Another part of the blame falls onto government, for failing to sustain both environmental regulation of industrial activities around Pasig River, and the determination to lift Filipinos from economic limbo. A more critical look at the combination of poverty and loosely regulated big business reveals the prevalence of what is called a tingi economy, or “sachet economy,” where consumers generally have the propensity to make purchases of small quantities rather than larger ones.
At the core of it all are the engines that feed on a tingi economy to grow their multi-billion peso enterprise with a virtually limitless supply of cheap labor, millions of tingi/sachet-product consumers, and the absence of the strong arm grip of government environmental regulation. These business entities are profiting from the way society and the Philippine economy is set up, and some are even dumping hazardous wastes into wherever it is convenient and cheap to do so. With much of Metro Manila’s waterways leading down to Pasig River, pretty much anything dumped within the metropolis could find its way to Pasig River either via regular drainage paths or through urban flooding during rainy season. Going the way of micro-retailing of smaller packs so that no one is too poor to afford anything, makes for a huge customer base that includes millions of Pinoys of even the lowest of incomes.

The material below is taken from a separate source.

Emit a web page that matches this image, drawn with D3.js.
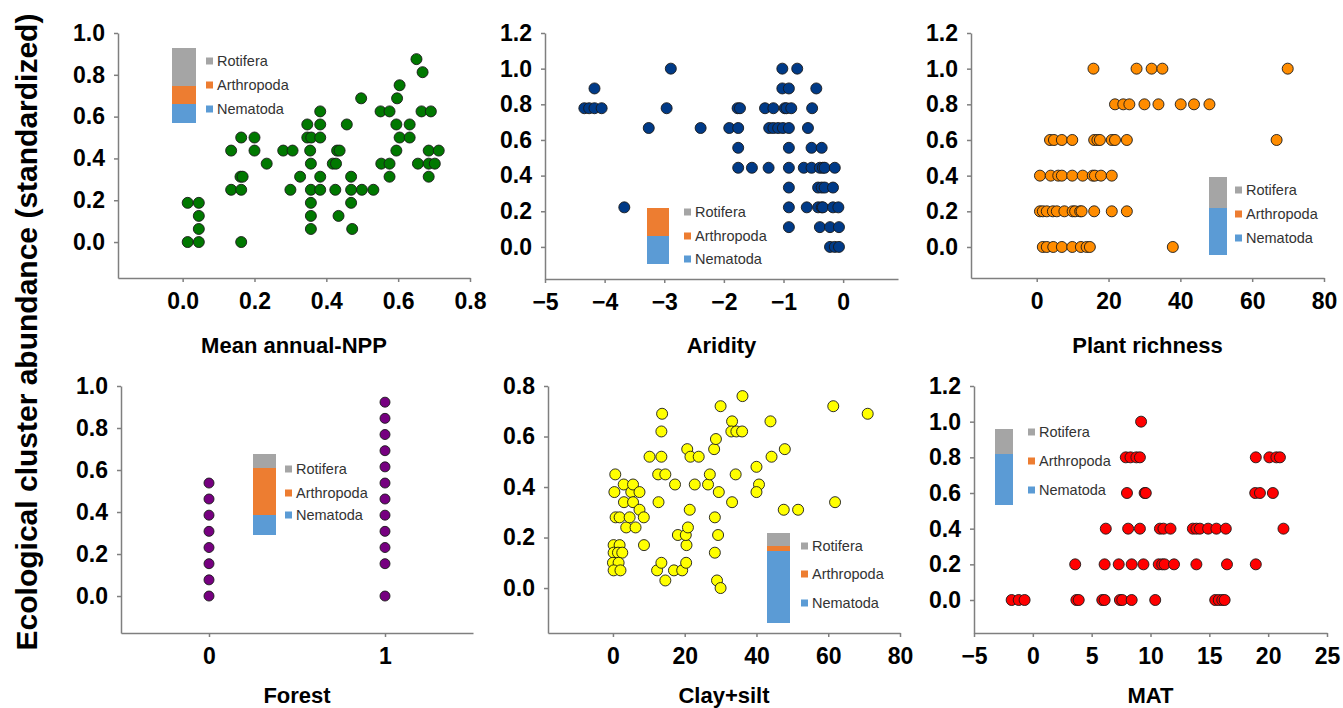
<!DOCTYPE html>
<html>
<head>
<meta charset="utf-8">
<script src="https://cdn.jsdelivr.net/npm/d3@7"></script>
<style>
body { margin: 0; background: #fff; }
svg { font-family: "Liberation Sans", Arial, sans-serif; }
.axis path, .axis line { stroke: #7f7f7f; stroke-width: 1.5px; }
.axis text { font-size: 23px; font-weight: bold; fill: #000; }
.title { font-size: 22px; font-weight: bold; text-anchor: middle; }
.leg text { font-size: 14.5px; fill: #333; }
.dot { stroke: #1a1a1a; stroke-width: 0.9px; }
</style>
</head>
<body>
<script>

// ---- data ----
var nppPoints = [[0.014,0],[0.045,0],[0.014,0.1875],[0.045,0.1875],[0.045,0.125],[0.045,0.0625],[0.163,0],
  [0.135,0.25],[0.163,0.25],[0.135,0.4375],[0.163,0.5],[0.161,0.3125],[0.167,0.3125],[0.2,0.5],[0.2,0.4375],
  [0.234,0.375],[0.28,0.4375],[0.306,0.4375],[0.30,0.25],[0.327,0.3125],[0.347,0.5625],[0.347,0.5],[0.358,0.5],
  [0.355,0.4375],[0.357,0.375],[0.357,0.25],[0.357,0.1875],[0.357,0.125],[0.357,0.0625],[0.383,0.625],
  [0.383,0.5625],[0.383,0.5],[0.383,0.3125],[0.383,0.25],[0.418,0.375],[0.427,0.375],[0.43,0.4375],
  [0.437,0.4375],[0.425,0.25],[0.434,0.125],[0.457,0.5625],[0.469,0.3125],[0.469,0.25],[0.469,0.1875],
  [0.472,0.0625],[0.499,0.25],[0.497,0.6875],[0.531,0.25],[0.551,0.625],[0.553,0.375],[0.576,0.625],
  [0.576,0.375],[0.576,0.3125],[0.597,0.6875],[0.604,0.75],[0.595,0.5625],[0.595,0.4375],[0.604,0.5],
  [0.632,0.5625],[0.632,0.5],[0.651,0.875],[0.668,0.8125],[0.665,0.625],[0.691,0.625],[0.655,0.375],
  [0.685,0.4375],[0.713,0.4375],[0.685,0.375],[0.702,0.375],[0.685,0.3125]];

var aridityPoints = [[-2.89,1],[-1.02,1],[-0.77,1],
  [-4.17,0.889],[-1.02,0.889],[-0.91,0.889],[-0.45,0.889],
  [-4.34,0.778],[-4.26,0.778],[-4.17,0.778],[-4.05,0.778],[-2.96,0.778],[-1.77,0.778],[-1.73,0.778],
  [-1.31,0.778],[-1.17,0.778],[-0.98,0.778],[-0.95,0.778],[-0.87,0.778],[-0.52,0.778],
  [-3.26,0.667],[-2.39,0.667],[-1.91,0.667],[-1.76,0.667],[-1.24,0.667],[-1.17,0.667],[-1.09,0.667],
  [-1.01,0.667],[-0.91,0.667],[-0.59,0.667],
  [-1.76,0.556],[-0.91,0.556],[-0.53,0.556],[-0.36,0.556],
  [-1.76,0.444],[-1.53,0.444],[-1.25,0.444],[-0.91,0.444],[-0.66,0.444],[-0.53,0.444],[-0.39,0.444],
  [-0.34,0.444],[-0.31,0.444],[-0.14,0.444],
  [-0.91,0.333],[-0.42,0.333],[-0.36,0.333],[-0.31,0.333],[-0.17,0.333],
  [-3.67,0.222],[-0.91,0.222],[-0.61,0.222],[-0.42,0.222],[-0.36,0.222],[-0.34,0.222],[-0.17,0.222],[-0.08,0.222],
  [-0.91,0.111],[-0.39,0.111],[-0.22,0.111],[-0.07,0.111],
  [-0.22,0],[-0.14,0],[-0.07,0]];

var richnessPoints = [[15.8,1],[27.8,1],[32.0,1],[35.0,1],[69.9,1],
  [21.8,0.8],[24.1,0.8],[25.8,0.8],[30.0,0.8],[33.9,0.8],[40.1,0.8],[43.8,0.8],[48.1,0.8],
  [3.7,0.6],[4.8,0.6],[7.0,0.6],[9.9,0.6],[16.0,0.6],[16.9,0.6],[17.6,0.6],[20.9,0.6],[21.8,0.6],[25.1,0.6],[66.8,0.6],
  [0.9,0.4],[3.9,0.4],[6.0,0.4],[7.0,0.4],[9.9,0.4],[12.8,0.4],[15.6,0.4],[16.2,0.4],[17.9,0.4],[20.9,0.4],
  [0.9,0.2],[1.7,0.2],[2.8,0.2],[4.5,0.2],[5.6,0.2],[7.7,0.2],[10.0,0.2],[10.7,0.2],[12.1,0.2],[12.5,0.2],
  [16.0,0.2],[20.9,0.2],[25.1,0.2],
  [1.7,0],[2.8,0],[4.6,0],[7.0,0],[9.9,0],[12.3,0],[13.9,0],[14.8,0],[37.9,0]];

var forestPoints = [[0,0.538],[0,0.462],[0,0.385],[0,0.308],[0,0.231],[0,0.154],[0,0.077],[0,0],
  [1,0.923],[1,0.846],[1,0.769],[1,0.692],[1,0.615],[1,0.538],[1,0.462],[1,0.385],[1,0.308],[1,0.231],
  [1,0.154],[1,0]];

var clayPoints = [[0.65,0.45],[0.4,0.38],[0.74,0.28],[1.86,0.28],[3.0,0.41],[3.07,0.34],[3.7,0.24],[4.65,0.28],
  [5.1,0.38],[5.6,0.41],[5.6,0.34],[6.3,0.24],[7.4,0.38],[7.4,0.31],[8.6,0.28],[8.65,0.17],[0.19,0.17],
  [1.86,0.17],[0.19,0.14],[1.4,0.14],[2.6,0.14],[0,0.10],[1.58,0.10],[0.19,0.07],[2.1,0.07],
  [10.2,0.52],[12.6,0.45],[13.5,0.52],[13.5,0.62],[13.7,0.69],[14.6,0.45],[12.7,0.34],[17.3,0.41],
  [12.3,0.07],[13.5,0.10],[14.6,0.03],[17.0,0.07],[18.1,0.21],[19.3,0.07],[20.4,0.10],[20.5,0.17],
  [20.3,0.21],[20.9,0.24],[21.4,0.31],[20.7,0.55],[21.6,0.52],[23.9,0.52],[22.8,0.41],[26.5,0.41],
  [27.0,0.45],[28.2,0.55],[28.7,0.59],[28.4,0.28],[29.3,0.21],[28.4,0.14],[29.0,0.03],[30.0,0],
  [29.5,0.38],[30.0,0.72],[33.2,0.66],[33.0,0.62],[34.4,0.62],[36.0,0.62],[36.1,0.76],[33.2,0.34],
  [34.2,0.45],[40.0,0.48],[40.7,0.41],[40.0,0.38],[43.9,0.66],[44.2,0.52],[47.9,0.55],[47.6,0.31],
  [51.6,0.31],[61.4,0.72],[61.9,0.34],[71.0,0.69]];

var matPoints = [[9.2,1],
  [7.9,0.8],[8.3,0.8],[8.8,0.8],[9.1,0.8],[18.95,0.8],[20.1,0.8],[20.7,0.8],[21.0,0.8],
  [8.0,0.6],[9.5,0.6],[9.6,0.6],[18.9,0.6],[19.3,0.6],[20.4,0.6],
  [6.2,0.4],[8.1,0.4],[9.1,0.4],[10.8,0.4],[11.1,0.4],[11.7,0.4],[13.6,0.4],[13.9,0.4],[14.2,0.4],
  [14.9,0.4],[15.6,0.4],[16.4,0.4],[21.3,0.4],
  [3.6,0.2],[6.1,0.2],[7.3,0.2],[8.4,0.2],[9.4,0.2],[10.7,0.2],[11.0,0.2],[11.2,0.2],[12.0,0.2],
  [13.9,0.2],[16.5,0.2],[18.95,0.2],
  [-1.8,0],[-1.2,0],[-0.7,0],[3.7,0],[3.9,0],[5.9,0],[6.1,0],[7.4,0],[7.6,0],[8.4,0],[10.4,0],
  [15.5,0],[15.8,0],[16.1,0],[16.3,0]];

var panelTitles = ["Mean annual-NPP", "Aridity", "Plant richness", "Forest", "Clay+silt", "MAT"];
var xTicks = [[0,0.2,0.4,0.6,0.8], [-5,-4,-3,-2,-1,0], [0,20,40,60,80], [0,1], [0,20,40,60,80], [-5,0,5,10,15,20,25]];
var yTicks = [[0,0.2,0.4,0.6,0.8,1.0], [0,0.2,0.4,0.6,0.8,1.0,1.2], [0,0.2,0.4,0.6,0.8,1.0,1.2],
  [0,0.2,0.4,0.6,0.8,1.0], [0,0.2,0.4,0.6,0.8], [0,0.2,0.4,0.6,0.8,1.0,1.2]];

// inset stacked bars (relative share of each group)
var groups = ["Rotifera", "Arthropoda", "Nematoda"];
var nematodaShare   = [0.19, 0.28, 0.47, 0.20, 0.72, 0.51];
var arthropodaShare = [0.18, 0.28, 0.00, 0.47, 0.05, 0.00];
var rotiferaShare   = [0.38, 0.00, 0.31, 0.14, 0.13, 0.25];

// ---- layout ----
var width = 1343, height = 708;
var groupColor = {"Rotifera": "#a5a5a5", "Arthropoda": "#ed7d31", "Nematoda": "#5b9bd5"};

var panels = [
  {pts: nppPoints,      fill: "#007800", r: 5.5, xd: [-0.18, 0.8],  xr: [118, 470], yd: [-0.172, 1.0], yr: [278, 33],  xf: ".1f", tdy: 75,
   leg: {bx: 172, bw: 24, bb: 123, sx: 206, rows: [61, 85, 109]}},
  {pts: aridityPoints,  fill: "#003a87", r: 5.5, xd: [-5, 0.92],    xr: [545, 898], yd: [-0.18, 1.2],  yr: [279, 33],  xf: "d", tdy: 74,
   leg: {bx: 647, bw: 22, bb: 264, sx: 684, rows: [212, 236, 259]}},
  {pts: richnessPoints, fill: "#ff8c00", r: 5.5, xd: [-18.3, 80],   xr: [971, 1324], yd: [-0.174, 1.2], yr: [278, 33], xf: "d", tdy: 75,
   leg: {bx: 1209, bw: 18, bb: 255, sx: 1235, rows: [190, 214, 238]}},
  {pts: forestPoints,   fill: "#760080", r: 5,   xd: [-0.5, 1.5],   xr: [121, 473], yd: [-0.176, 1.0], yr: [633, 386], xf: "d", tdy: 70,
   leg: {bx: 253, bw: 23, bb: 535, sx: 285, rows: [469, 493, 515]}},
  {pts: clayPoints,     fill: "#ffff00", r: 5.5, xd: [-18.1, 80],   xr: [548, 900], yd: [-0.178, 0.8], yr: [633, 386], xf: "d", tdy: 70,
   leg: {bx: 767, bw: 23, bb: 623, sx: 801, rows: [546, 574, 603]}},
  {pts: matPoints,      fill: "#ff0000", r: 5.5, xd: [-5, 25],      xr: [974, 1327], yd: [-0.185, 1.2], yr: [633, 386], xf: "d", tdy: 70,
   leg: {bx: 995, bw: 18, bb: 505, sx: 1028, rows: [432, 461, 490]}}
];

var svg = d3.select("body").append("svg")
    .attr("width", width)
    .attr("height", height);

// shared y label
svg.append("text")
    .attr("transform", "translate(37,332) rotate(-90)")
    .attr("text-anchor", "middle")
    .style("font-size", "30px")
    .style("font-weight", "bold")
    .text("Ecological cluster abundance (standardized)");

// one pixel of inset bar per 0.01 of share
var barScale = d3.scaleLinear().domain([0, 1]).range([0, 100]);

panels.forEach(function(p, i) {
  var x = d3.scaleLinear().domain(p.xd).range(p.xr);
  var y = d3.scaleLinear().domain(p.yd).range(p.yr);
  var g = svg.append("g");

  g.append("g").attr("class", "axis")
      .attr("transform", "translate(" + p.xr[0] + ",0)")
      .call(d3.axisLeft(y).tickValues(yTicks[i]).tickFormat(d3.format(".1f"))
        .tickSizeInner(4).tickSizeOuter(0).tickPadding(9));

  g.append("g").attr("class", "axis")
      .attr("transform", "translate(0," + p.yr[0] + ")")
      .call(d3.axisBottom(x).tickValues(xTicks[i]).tickFormat(d3.format(p.xf))
        .tickSizeInner(4).tickSizeOuter(0).tickPadding(11));

  g.append("text").attr("class", "title")
      .attr("x", (p.xr[0] + p.xr[1]) / 2)
      .attr("y", p.yr[0] + p.tdy)
      .text(panelTitles[i]);

  // inset stacked bar + legend
  var leg = g.append("g").attr("class", "leg");
  var segs = [
    {name: "Nematoda", v: nematodaShare[i]},
    {name: "Arthropoda", v: arthropodaShare[i]},
    {name: "Rotifera", v: rotiferaShare[i]}
  ];
  var base = 0;
  segs.forEach(function(s) {
    leg.append("rect")
        .attr("x", p.leg.bx)
        .attr("y", p.leg.bb - barScale(base + s.v))
        .attr("width", p.leg.bw)
        .attr("height", barScale(s.v))
        .attr("fill", groupColor[s.name]);
    base += s.v;
  });
  groups.forEach(function(name, k) {
    leg.append("rect")
        .attr("x", p.leg.sx).attr("y", p.leg.rows[k] - 3.5)
        .attr("width", 7).attr("height", 7)
        .attr("fill", groupColor[name]);
    leg.append("text")
        .attr("x", p.leg.sx + 11).attr("y", p.leg.rows[k])
        .attr("dy", "0.35em")
        .text(name);
  });

  g.append("g").selectAll("circle")
      .data(p.pts)
      .enter().append("circle")
      .attr("class", "dot")
      .attr("cx", function(d) { return x(d[0]); })
      .attr("cy", function(d) { return y(d[1]); })
      .attr("r", p.r)
      .attr("fill", p.fill);
});

</script>
</body>
</html>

The waste generated by an economy that consumes massive quantities of various products looks like multiples of the garbage in countries of higher standards of living, the same way ten thousand pennies make up the equivalent of a single hundred dollar bill. Imagine even just a fraction of that waste put into Pasig River, and it is no wonder that more than 6 decades after the first signs of decline in fish population, the river is dead. Thanks to growing poverty, which is ironic considering the continued success of micro-retail and the ubiquitous sachet, the way we consume killed the Pasig River.
If not with economic upliftment for more individual Filipinos, how else can we revive Pasig River? Surely not with fun runs. Surely not with social events that we’ve been having for so many years that only resulted in the Pasig River staying a ghost of its colonial self centuries past. Definitely not with the way we continue to consume while nonchalantly ignoring our impact on what follows the consumption.